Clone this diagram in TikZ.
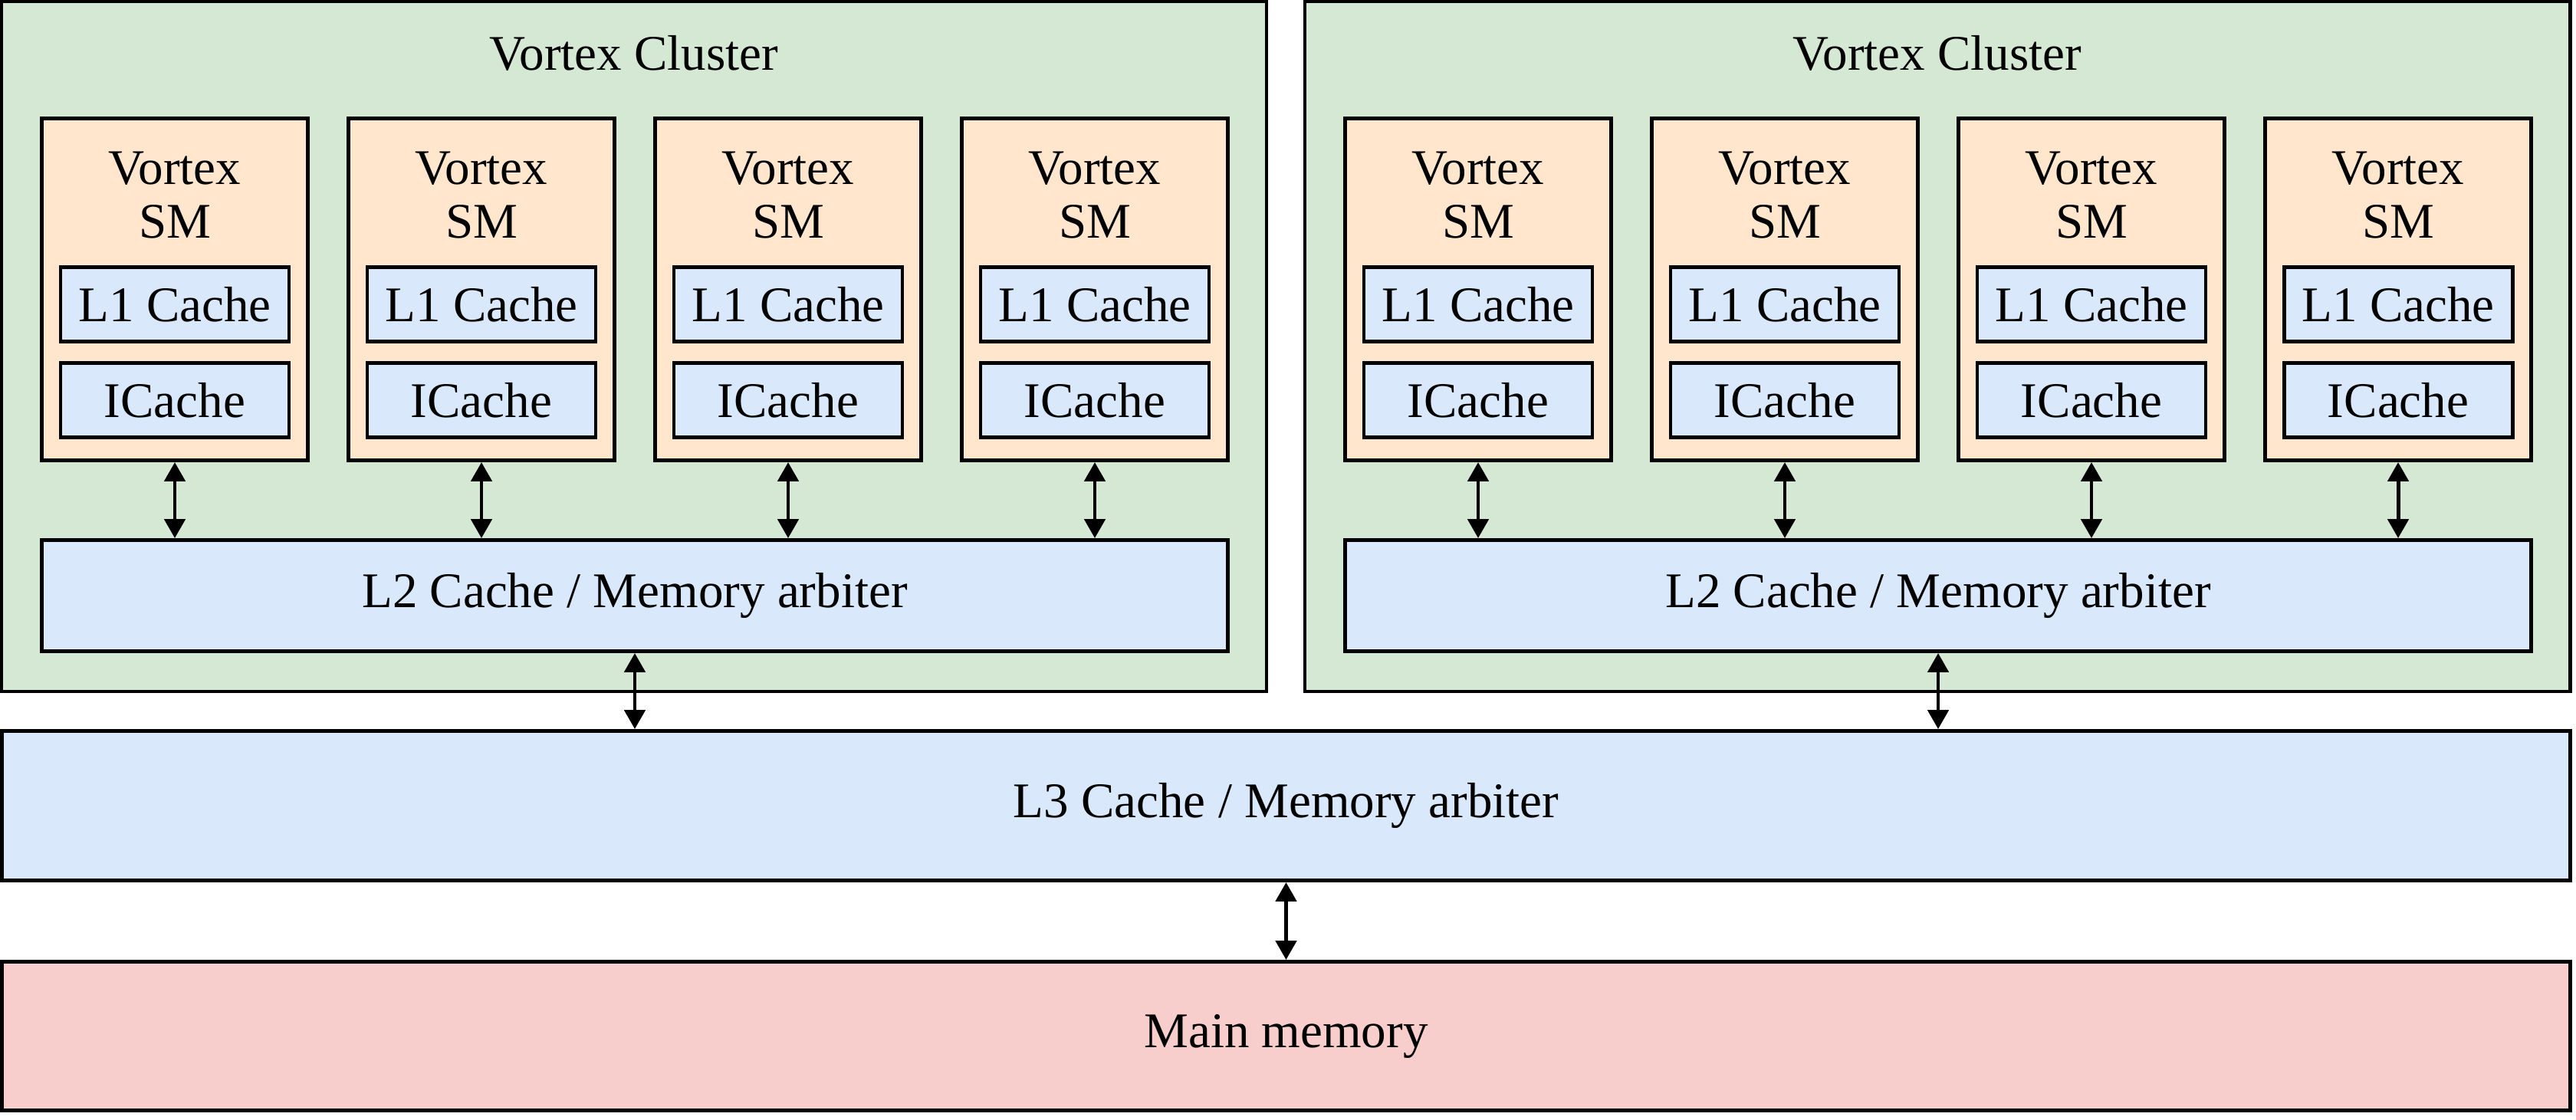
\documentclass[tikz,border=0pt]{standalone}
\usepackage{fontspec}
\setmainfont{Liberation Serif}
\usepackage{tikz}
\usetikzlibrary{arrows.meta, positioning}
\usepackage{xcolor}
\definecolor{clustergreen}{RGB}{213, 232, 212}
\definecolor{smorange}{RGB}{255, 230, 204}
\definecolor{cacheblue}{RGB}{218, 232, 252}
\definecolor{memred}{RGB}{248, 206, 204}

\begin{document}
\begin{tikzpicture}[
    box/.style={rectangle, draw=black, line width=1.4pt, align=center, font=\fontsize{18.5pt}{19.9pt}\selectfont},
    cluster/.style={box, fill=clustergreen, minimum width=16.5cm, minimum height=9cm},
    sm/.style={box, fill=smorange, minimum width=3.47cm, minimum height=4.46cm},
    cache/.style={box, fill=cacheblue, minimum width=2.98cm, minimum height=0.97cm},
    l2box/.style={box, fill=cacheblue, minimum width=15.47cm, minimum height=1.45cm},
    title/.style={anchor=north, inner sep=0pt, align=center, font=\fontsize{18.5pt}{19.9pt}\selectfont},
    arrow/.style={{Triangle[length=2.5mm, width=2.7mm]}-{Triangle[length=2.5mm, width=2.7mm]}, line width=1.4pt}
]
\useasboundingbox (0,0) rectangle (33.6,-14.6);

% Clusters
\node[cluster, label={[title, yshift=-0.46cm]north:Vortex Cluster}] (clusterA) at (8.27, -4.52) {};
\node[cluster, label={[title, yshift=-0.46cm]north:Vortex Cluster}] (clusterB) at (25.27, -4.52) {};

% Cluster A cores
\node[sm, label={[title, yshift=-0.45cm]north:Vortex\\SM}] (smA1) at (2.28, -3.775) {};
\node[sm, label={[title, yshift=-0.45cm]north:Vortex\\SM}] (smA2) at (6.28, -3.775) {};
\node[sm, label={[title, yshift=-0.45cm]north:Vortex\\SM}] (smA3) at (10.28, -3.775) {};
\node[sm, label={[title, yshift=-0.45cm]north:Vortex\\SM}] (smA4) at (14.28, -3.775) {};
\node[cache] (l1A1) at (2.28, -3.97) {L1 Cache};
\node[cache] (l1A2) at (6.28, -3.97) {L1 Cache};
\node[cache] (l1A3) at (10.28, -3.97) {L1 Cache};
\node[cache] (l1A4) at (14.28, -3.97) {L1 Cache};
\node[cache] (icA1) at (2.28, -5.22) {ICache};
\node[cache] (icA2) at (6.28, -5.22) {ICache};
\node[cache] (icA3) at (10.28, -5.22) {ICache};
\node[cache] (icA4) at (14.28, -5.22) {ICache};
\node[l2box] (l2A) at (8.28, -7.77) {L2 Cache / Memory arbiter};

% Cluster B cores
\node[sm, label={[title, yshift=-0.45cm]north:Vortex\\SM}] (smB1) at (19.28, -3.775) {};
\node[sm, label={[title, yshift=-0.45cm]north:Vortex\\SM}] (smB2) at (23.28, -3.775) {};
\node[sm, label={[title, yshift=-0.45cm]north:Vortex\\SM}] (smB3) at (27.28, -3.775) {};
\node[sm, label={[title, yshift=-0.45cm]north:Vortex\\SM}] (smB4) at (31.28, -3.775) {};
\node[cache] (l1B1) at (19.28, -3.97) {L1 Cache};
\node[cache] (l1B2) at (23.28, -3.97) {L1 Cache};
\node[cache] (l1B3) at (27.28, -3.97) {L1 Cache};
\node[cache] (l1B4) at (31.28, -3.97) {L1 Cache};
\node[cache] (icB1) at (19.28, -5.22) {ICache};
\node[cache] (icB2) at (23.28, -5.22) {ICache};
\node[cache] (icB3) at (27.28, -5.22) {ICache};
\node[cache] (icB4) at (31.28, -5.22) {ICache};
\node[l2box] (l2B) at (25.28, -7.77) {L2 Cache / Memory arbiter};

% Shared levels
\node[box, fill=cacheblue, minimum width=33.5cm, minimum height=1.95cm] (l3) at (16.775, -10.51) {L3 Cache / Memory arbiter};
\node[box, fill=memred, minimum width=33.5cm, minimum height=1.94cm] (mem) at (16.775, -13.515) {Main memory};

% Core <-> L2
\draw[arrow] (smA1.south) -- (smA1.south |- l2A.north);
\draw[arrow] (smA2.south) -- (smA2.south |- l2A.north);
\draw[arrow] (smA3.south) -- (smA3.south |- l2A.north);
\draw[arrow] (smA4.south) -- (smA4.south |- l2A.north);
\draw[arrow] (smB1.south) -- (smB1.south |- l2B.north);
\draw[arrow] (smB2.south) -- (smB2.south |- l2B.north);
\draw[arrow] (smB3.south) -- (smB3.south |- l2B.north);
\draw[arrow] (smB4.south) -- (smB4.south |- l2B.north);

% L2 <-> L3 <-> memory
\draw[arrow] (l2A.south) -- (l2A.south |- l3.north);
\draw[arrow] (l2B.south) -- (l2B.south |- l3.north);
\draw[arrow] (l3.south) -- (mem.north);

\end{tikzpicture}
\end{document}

══════════════════════════════

Written task —
Retype the data above exactly; pictures are not part of the copy.

Response to this task —
Clone this diagram in TikZ.
\documentclass[tikz,border=0pt]{standalone}
\usepackage{fontspec}
\setmainfont{Liberation Serif}
\usepackage{tikz}
\usetikzlibrary{arrows.meta, positioning}
\usepackage{xcolor}
\definecolor{clustergreen}{RGB}{213, 232, 212}
\definecolor{smorange}{RGB}{255, 230, 204}
\definecolor{cacheblue}{RGB}{218, 232, 252}
\definecolor{memred}{RGB}{248, 206, 204}

\begin{document}
\begin{tikzpicture}[
    box/.style={rectangle, draw=black, line width=1.4pt, align=center, font=\fontsize{18.5pt}{19.9pt}\selectfont},
    cluster/.style={box, fill=clustergreen, minimum width=16.5cm, minimum height=9cm},
    sm/.style={box, fill=smorange, minimum width=3.47cm, minimum height=4.46cm},
    cache/.style={box, fill=cacheblue, minimum width=2.98cm, minimum height=0.97cm},
    l2box/.style={box, fill=cacheblue, minimum width=15.47cm, minimum height=1.45cm},
    title/.style={anchor=north, inner sep=0pt, align=center, font=\fontsize{18.5pt}{19.9pt}\selectfont},
    arrow/.style={{Triangle[length=2.5mm, width=2.7mm]}-{Triangle[length=2.5mm, width=2.7mm]}, line width=1.4pt}
]
\useasboundingbox (0,0) rectangle (33.6,-14.6);

% Clusters
\node[cluster, label={[title, yshift=-0.46cm]north:Vortex Cluster}] (clusterA) at (8.27, -4.52) {};
\node[cluster, label={[title, yshift=-0.46cm]north:Vortex Cluster}] (clusterB) at (25.27, -4.52) {};

% Cluster A cores
\node[sm, label={[title, yshift=-0.45cm]north:Vortex\\SM}] (smA1) at (2.28, -3.775) {};
\node[sm, label={[title, yshift=-0.45cm]north:Vortex\\SM}] (smA2) at (6.28, -3.775) {};
\node[sm, label={[title, yshift=-0.45cm]north:Vortex\\SM}] (smA3) at (10.28, -3.775) {};
\node[sm, label={[title, yshift=-0.45cm]north:Vortex\\SM}] (smA4) at (14.28, -3.775) {};
\node[cache] (l1A1) at (2.28, -3.97) {L1 Cache};
\node[cache] (l1A2) at (6.28, -3.97) {L1 Cache};
\node[cache] (l1A3) at (10.28, -3.97) {L1 Cache};
\node[cache] (l1A4) at (14.28, -3.97) {L1 Cache};
\node[cache] (icA1) at (2.28, -5.22) {ICache};
\node[cache] (icA2) at (6.28, -5.22) {ICache};
\node[cache] (icA3) at (10.28, -5.22) {ICache};
\node[cache] (icA4) at (14.28, -5.22) {ICache};
\node[l2box] (l2A) at (8.28, -7.77) {L2 Cache / Memory arbiter};

% Cluster B cores
\node[sm, label={[title, yshift=-0.45cm]north:Vortex\\SM}] (smB1) at (19.28, -3.775) {};
\node[sm, label={[title, yshift=-0.45cm]north:Vortex\\SM}] (smB2) at (23.28, -3.775) {};
\node[sm, label={[title, yshift=-0.45cm]north:Vortex\\SM}] (smB3) at (27.28, -3.775) {};
\node[sm, label={[title, yshift=-0.45cm]north:Vortex\\SM}] (smB4) at (31.28, -3.775) {};
\node[cache] (l1B1) at (19.28, -3.97) {L1 Cache};
\node[cache] (l1B2) at (23.28, -3.97) {L1 Cache};
\node[cache] (l1B3) at (27.28, -3.97) {L1 Cache};
\node[cache] (l1B4) at (31.28, -3.97) {L1 Cache};
\node[cache] (icB1) at (19.28, -5.22) {ICache};
\node[cache] (icB2) at (23.28, -5.22) {ICache};
\node[cache] (icB3) at (27.28, -5.22) {ICache};
\node[cache] (icB4) at (31.28, -5.22) {ICache};
\node[l2box] (l2B) at (25.28, -7.77) {L2 Cache / Memory arbiter};

% Shared levels
\node[box, fill=cacheblue, minimum width=33.5cm, minimum height=1.95cm] (l3) at (16.775, -10.51) {L3 Cache / Memory arbiter};
\node[box, fill=memred, minimum width=33.5cm, minimum height=1.94cm] (mem) at (16.775, -13.515) {Main memory};

% Core <-> L2
\draw[arrow] (smA1.south) -- (smA1.south |- l2A.north);
\draw[arrow] (smA2.south) -- (smA2.south |- l2A.north);
\draw[arrow] (smA3.south) -- (smA3.south |- l2A.north);
\draw[arrow] (smA4.south) -- (smA4.south |- l2A.north);
\draw[arrow] (smB1.south) -- (smB1.south |- l2B.north);
\draw[arrow] (smB2.south) -- (smB2.south |- l2B.north);
\draw[arrow] (smB3.south) -- (smB3.south |- l2B.north);
\draw[arrow] (smB4.south) -- (smB4.south |- l2B.north);

% L2 <-> L3 <-> memory
\draw[arrow] (l2A.south) -- (l2A.south |- l3.north);
\draw[arrow] (l2B.south) -- (l2B.south |- l3.north);
\draw[arrow] (l3.south) -- (mem.north);

\end{tikzpicture}
\end{document}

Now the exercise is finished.